** Task requirements **
Print exactly the lines that run from the line containing "Reproduce this chart" to the line containing "const fluctYLabels = [0, 50, 100];", both included, and nothing else; pictures stay out.

----

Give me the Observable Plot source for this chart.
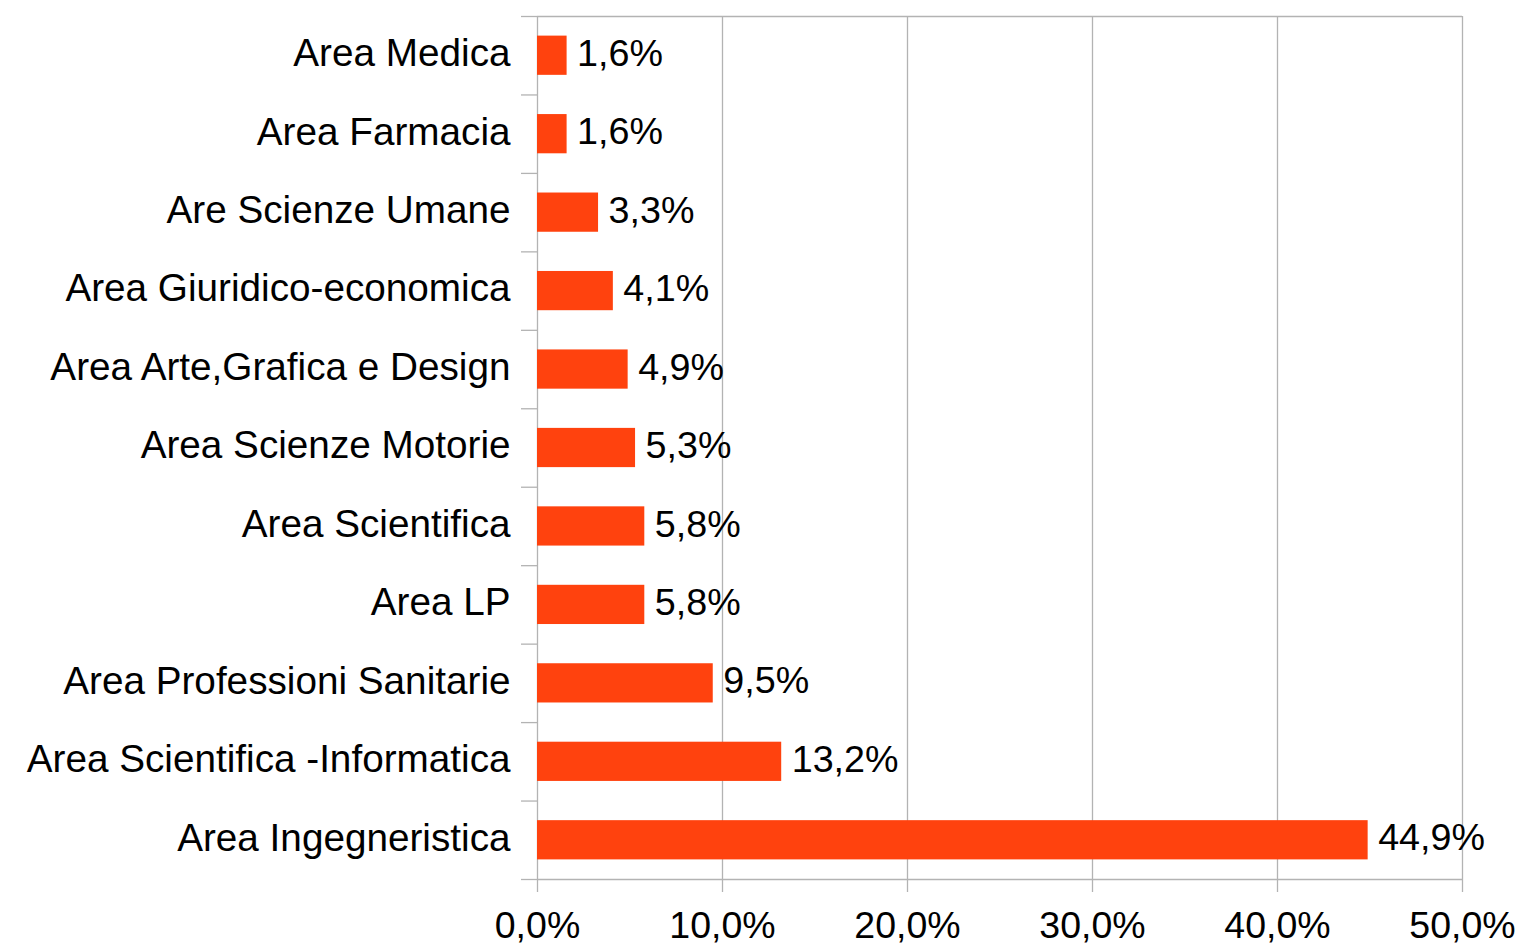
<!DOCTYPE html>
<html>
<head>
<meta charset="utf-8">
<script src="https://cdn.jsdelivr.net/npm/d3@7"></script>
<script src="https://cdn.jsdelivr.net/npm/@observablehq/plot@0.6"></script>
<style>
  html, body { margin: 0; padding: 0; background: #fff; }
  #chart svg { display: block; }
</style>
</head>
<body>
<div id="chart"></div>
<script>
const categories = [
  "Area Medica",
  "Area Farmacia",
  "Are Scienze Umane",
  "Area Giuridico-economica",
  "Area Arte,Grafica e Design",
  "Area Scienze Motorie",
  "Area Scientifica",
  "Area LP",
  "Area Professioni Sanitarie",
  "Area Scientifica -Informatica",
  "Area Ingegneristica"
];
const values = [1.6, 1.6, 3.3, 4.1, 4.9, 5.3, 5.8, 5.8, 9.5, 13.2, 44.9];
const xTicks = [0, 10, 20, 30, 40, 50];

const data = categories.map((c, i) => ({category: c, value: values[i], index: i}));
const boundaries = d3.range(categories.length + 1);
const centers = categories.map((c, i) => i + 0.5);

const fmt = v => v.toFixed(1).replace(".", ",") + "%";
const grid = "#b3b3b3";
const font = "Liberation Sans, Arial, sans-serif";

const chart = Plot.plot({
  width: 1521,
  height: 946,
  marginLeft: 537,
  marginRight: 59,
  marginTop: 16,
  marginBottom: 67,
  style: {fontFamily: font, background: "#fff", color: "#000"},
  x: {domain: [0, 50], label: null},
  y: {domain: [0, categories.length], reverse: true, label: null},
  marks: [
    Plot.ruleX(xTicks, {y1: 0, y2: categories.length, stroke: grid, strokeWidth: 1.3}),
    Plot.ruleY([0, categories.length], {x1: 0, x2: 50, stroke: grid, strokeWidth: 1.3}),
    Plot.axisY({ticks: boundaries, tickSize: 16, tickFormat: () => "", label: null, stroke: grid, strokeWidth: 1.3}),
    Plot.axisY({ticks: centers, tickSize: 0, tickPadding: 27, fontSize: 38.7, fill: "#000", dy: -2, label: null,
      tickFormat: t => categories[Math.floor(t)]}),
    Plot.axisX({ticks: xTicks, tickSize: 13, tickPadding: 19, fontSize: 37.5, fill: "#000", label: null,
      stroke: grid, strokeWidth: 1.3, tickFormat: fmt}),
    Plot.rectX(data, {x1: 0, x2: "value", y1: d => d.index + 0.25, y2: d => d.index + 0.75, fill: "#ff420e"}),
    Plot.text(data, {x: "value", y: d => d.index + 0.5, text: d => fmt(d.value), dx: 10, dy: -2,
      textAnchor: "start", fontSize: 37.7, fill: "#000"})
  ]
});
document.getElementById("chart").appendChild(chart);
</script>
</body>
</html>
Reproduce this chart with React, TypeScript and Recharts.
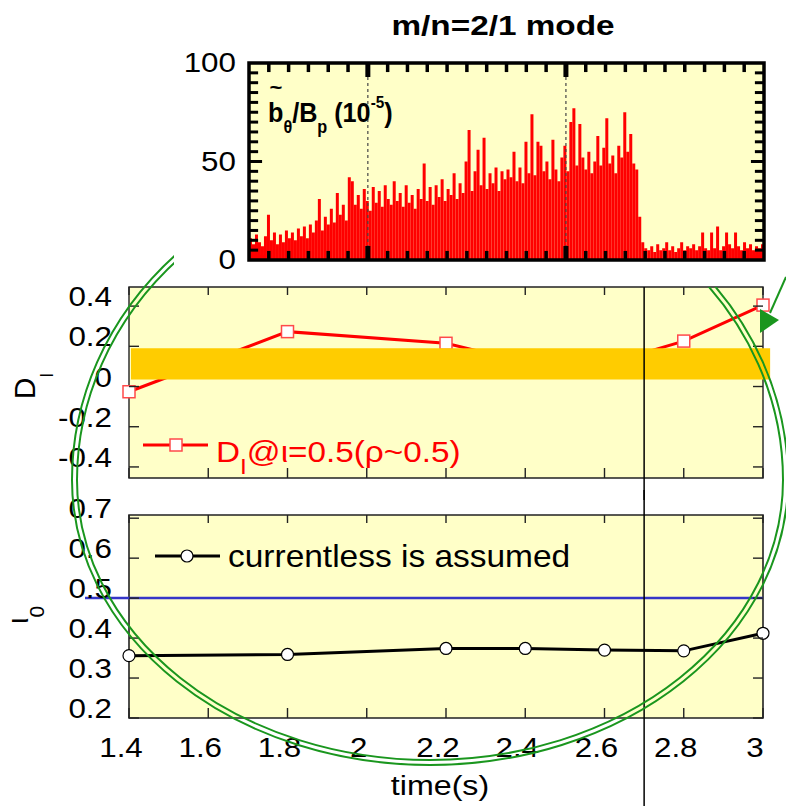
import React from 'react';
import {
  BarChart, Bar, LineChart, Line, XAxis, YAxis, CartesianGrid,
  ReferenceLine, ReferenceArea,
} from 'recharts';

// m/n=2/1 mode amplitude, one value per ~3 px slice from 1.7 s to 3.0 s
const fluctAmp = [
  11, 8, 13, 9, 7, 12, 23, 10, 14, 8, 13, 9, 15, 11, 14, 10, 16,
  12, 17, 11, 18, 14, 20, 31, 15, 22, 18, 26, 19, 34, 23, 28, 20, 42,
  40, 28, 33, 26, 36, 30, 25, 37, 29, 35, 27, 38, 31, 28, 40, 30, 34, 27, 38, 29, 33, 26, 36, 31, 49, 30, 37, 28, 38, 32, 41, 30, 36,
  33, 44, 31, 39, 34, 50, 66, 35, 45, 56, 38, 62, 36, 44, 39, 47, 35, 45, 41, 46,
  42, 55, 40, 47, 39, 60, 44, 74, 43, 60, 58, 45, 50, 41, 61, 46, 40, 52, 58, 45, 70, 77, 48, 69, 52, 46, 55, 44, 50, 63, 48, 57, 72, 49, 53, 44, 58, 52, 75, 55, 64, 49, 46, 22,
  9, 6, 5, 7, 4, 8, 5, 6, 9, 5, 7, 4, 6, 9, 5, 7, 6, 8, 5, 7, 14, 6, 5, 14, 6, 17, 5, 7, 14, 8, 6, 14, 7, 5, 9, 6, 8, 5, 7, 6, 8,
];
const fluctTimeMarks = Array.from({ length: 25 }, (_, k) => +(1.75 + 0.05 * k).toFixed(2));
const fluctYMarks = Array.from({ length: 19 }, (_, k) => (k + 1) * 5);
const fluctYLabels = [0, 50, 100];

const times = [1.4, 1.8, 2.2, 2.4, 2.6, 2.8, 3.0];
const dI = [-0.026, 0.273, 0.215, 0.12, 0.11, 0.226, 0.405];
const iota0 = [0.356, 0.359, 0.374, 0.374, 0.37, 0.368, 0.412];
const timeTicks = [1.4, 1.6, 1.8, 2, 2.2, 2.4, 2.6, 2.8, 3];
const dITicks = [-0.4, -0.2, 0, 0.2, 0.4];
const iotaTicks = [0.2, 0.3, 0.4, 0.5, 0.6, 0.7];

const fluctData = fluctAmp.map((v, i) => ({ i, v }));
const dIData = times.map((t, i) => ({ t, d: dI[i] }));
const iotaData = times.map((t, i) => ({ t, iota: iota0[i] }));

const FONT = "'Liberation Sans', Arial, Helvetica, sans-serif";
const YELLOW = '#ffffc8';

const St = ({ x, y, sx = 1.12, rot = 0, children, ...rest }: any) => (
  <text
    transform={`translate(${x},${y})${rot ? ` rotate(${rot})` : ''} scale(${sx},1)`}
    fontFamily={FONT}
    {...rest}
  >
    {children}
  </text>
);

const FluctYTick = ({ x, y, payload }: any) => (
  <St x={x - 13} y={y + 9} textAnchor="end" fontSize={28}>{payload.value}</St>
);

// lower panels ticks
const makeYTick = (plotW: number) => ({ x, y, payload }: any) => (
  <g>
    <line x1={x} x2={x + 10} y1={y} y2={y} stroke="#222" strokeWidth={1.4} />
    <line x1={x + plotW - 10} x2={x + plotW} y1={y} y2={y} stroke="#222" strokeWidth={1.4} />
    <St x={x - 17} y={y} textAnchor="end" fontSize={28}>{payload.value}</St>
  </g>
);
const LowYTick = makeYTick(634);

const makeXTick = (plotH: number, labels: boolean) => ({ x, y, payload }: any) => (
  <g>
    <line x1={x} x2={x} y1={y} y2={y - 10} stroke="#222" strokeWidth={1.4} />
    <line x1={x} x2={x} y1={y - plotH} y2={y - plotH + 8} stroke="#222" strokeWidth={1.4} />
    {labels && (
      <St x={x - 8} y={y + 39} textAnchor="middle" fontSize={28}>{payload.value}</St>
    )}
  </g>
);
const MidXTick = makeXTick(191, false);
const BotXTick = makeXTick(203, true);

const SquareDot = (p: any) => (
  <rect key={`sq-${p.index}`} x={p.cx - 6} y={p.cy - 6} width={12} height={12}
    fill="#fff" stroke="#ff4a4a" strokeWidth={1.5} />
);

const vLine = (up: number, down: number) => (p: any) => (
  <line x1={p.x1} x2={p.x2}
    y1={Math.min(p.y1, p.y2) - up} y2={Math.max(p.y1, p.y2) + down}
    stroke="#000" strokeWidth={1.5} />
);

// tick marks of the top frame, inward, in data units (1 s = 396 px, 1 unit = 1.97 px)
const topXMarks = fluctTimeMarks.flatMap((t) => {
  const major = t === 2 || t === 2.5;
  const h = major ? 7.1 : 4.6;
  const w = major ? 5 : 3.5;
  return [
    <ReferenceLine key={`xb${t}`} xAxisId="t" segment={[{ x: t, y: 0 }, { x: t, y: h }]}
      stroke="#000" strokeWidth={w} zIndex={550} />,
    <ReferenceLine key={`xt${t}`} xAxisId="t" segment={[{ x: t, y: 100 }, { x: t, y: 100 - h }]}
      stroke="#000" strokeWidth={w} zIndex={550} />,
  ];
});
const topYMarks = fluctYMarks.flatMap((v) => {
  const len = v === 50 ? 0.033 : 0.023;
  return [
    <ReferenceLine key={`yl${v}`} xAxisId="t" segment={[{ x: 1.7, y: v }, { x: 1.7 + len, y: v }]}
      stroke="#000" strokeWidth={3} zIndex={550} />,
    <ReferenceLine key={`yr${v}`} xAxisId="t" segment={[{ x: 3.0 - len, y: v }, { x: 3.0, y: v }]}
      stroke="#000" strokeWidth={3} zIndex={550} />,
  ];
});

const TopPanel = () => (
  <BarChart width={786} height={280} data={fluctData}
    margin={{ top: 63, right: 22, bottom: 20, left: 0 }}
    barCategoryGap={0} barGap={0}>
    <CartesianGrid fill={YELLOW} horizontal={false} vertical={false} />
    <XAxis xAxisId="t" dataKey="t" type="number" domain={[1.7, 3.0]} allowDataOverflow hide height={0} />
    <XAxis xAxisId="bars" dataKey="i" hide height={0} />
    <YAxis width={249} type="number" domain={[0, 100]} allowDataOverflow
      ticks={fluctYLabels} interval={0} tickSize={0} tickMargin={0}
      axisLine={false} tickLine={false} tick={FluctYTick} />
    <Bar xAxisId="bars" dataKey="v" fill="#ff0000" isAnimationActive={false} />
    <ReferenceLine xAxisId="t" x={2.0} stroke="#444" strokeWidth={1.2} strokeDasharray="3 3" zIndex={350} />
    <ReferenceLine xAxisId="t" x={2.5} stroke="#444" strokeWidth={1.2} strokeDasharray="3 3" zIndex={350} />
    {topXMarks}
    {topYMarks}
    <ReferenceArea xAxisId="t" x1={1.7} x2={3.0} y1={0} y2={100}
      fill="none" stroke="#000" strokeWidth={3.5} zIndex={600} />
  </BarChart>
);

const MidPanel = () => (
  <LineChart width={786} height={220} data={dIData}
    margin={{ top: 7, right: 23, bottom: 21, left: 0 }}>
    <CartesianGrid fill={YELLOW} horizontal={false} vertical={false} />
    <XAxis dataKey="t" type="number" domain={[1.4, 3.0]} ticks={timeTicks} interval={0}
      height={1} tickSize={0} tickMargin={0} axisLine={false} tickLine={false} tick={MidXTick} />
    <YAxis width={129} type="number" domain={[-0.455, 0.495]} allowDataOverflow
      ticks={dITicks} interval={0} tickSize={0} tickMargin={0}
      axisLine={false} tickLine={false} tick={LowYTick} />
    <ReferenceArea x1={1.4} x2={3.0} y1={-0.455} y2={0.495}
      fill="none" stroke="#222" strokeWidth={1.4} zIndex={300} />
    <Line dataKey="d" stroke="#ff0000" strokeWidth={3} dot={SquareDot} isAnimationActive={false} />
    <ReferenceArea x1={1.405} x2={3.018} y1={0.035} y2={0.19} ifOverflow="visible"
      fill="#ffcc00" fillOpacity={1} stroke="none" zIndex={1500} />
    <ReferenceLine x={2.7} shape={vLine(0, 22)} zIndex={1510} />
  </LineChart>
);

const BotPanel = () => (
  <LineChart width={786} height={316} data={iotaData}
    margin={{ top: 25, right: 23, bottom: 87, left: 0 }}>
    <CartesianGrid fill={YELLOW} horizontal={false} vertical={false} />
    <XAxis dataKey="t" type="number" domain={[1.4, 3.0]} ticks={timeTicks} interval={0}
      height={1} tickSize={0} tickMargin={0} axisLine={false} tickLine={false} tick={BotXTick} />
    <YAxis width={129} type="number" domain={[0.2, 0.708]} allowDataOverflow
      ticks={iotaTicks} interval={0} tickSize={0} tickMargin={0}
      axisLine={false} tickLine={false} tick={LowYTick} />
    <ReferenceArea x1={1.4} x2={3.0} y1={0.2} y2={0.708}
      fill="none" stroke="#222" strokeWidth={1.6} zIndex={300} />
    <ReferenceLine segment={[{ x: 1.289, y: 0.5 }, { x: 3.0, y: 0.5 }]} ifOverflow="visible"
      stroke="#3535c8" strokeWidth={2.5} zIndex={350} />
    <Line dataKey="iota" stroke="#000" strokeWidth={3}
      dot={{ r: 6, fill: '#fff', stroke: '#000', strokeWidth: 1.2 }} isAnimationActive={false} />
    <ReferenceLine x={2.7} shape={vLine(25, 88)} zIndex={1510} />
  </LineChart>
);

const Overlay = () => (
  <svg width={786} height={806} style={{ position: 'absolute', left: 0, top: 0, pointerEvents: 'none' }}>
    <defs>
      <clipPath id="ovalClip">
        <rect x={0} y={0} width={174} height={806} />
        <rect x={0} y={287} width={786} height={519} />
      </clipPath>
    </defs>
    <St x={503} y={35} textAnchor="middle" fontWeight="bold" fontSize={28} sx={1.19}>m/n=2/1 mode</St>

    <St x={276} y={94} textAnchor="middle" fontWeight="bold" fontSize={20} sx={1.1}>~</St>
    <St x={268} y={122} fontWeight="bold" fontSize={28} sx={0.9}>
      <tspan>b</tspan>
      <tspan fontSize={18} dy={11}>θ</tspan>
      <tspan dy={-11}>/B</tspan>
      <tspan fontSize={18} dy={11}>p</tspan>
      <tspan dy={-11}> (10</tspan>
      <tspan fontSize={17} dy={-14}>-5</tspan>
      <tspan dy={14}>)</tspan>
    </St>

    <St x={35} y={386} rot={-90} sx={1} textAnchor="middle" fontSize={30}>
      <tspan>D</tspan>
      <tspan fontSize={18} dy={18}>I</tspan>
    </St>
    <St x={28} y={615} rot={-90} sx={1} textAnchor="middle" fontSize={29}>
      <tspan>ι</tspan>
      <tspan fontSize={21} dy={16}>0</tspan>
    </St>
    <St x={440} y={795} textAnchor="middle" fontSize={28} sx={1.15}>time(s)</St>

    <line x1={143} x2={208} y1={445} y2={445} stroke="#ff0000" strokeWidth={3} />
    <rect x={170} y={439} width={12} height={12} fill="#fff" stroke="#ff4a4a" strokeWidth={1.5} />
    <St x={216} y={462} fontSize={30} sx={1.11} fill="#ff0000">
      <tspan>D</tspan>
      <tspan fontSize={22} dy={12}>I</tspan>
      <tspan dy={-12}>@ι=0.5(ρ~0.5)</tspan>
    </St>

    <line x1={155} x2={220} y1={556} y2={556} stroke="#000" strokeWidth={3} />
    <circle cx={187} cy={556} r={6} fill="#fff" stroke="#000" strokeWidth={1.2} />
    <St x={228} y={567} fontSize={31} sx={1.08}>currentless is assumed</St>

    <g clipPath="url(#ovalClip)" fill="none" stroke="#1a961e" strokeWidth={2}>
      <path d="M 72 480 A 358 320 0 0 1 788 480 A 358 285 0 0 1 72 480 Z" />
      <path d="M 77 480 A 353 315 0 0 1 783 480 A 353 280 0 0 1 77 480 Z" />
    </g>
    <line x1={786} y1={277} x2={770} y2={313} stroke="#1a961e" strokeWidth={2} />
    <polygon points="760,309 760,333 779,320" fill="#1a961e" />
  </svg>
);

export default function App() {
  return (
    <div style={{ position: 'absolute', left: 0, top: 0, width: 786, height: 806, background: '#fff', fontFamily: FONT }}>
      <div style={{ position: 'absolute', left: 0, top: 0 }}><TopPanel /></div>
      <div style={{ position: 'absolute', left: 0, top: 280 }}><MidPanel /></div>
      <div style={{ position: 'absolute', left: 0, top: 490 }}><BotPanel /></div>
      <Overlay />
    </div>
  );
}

----

** The completed task **
Reproduce this chart with React, TypeScript and Recharts.
import React from 'react';
import {
  BarChart, Bar, LineChart, Line, XAxis, YAxis, CartesianGrid,
  ReferenceLine, ReferenceArea,
} from 'recharts';

// m/n=2/1 mode amplitude, one value per ~3 px slice from 1.7 s to 3.0 s
const fluctAmp = [
  11, 8, 13, 9, 7, 12, 23, 10, 14, 8, 13, 9, 15, 11, 14, 10, 16,
  12, 17, 11, 18, 14, 20, 31, 15, 22, 18, 26, 19, 34, 23, 28, 20, 42,
  40, 28, 33, 26, 36, 30, 25, 37, 29, 35, 27, 38, 31, 28, 40, 30, 34, 27, 38, 29, 33, 26, 36, 31, 49, 30, 37, 28, 38, 32, 41, 30, 36,
  33, 44, 31, 39, 34, 50, 66, 35, 45, 56, 38, 62, 36, 44, 39, 47, 35, 45, 41, 46,
  42, 55, 40, 47, 39, 60, 44, 74, 43, 60, 58, 45, 50, 41, 61, 46, 40, 52, 58, 45, 70, 77, 48, 69, 52, 46, 55, 44, 50, 63, 48, 57, 72, 49, 53, 44, 58, 52, 75, 55, 64, 49, 46, 22,
  9, 6, 5, 7, 4, 8, 5, 6, 9, 5, 7, 4, 6, 9, 5, 7, 6, 8, 5, 7, 14, 6, 5, 14, 6, 17, 5, 7, 14, 8, 6, 14, 7, 5, 9, 6, 8, 5, 7, 6, 8,
];
const fluctTimeMarks = Array.from({ length: 25 }, (_, k) => +(1.75 + 0.05 * k).toFixed(2));
const fluctYMarks = Array.from({ length: 19 }, (_, k) => (k + 1) * 5);
const fluctYLabels = [0, 50, 100];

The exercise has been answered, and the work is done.